Ora, un termine così affascinante, anche se nasce con l’ambizione di un uso scientifico rigoroso, fa presa per estensione in discorsi più profani che ne vogliono cogliere la suggestione in maniera più disinvolta: la voglia di usare parole grosse a volte è troppa, specie se sono belle.

Così, usando questo termine in maniera euristica (bel modo per dire ‘accettabilmente alla carlona, non mettiamoci a fare le pulci’), potremmo notare l’attitudine autopoietica della città romana, capace di conservarsi ridefinirsi e riprodursi coi suoi anfiteatri, terme, cardi e decumani dalla Britannia alla Siria, alle capacità autopoietiche della società borghese puritana che vediamo in Robinson Crusoe, che si stabilizza e replica anche sull’isoletta alla foce dell’Orinoco a partire da un sol uomo, del sistema di diritto che si rivela autopoietico producendosi e conservandosi attraverso il diritto, arrivando perfino all’autopoiesi della fiaba tradizionale, che si adatta di tempo in tempo senza autore.

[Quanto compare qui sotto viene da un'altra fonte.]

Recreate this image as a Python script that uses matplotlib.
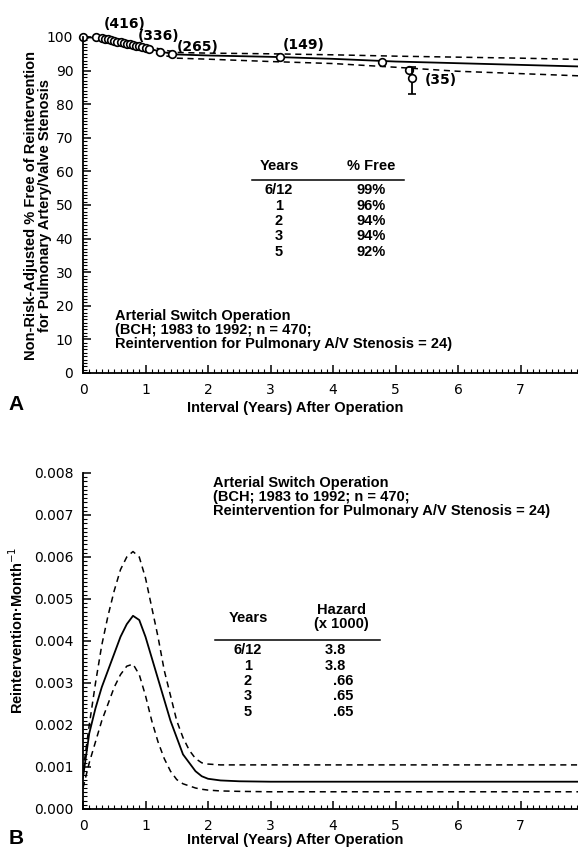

Le parole che s’inventano e piacciono non restano giocattoli nostri: passano di mano in mano, e le persone finiscono per usarle nelle maniere più impensate. Così, davanti a una parola del genere, non c’è che da augurarsi che la pratica di un bell’uso, continuo e diffuso, le dia ancora più prontezza. Non sono forse autopoietiche anche le parole?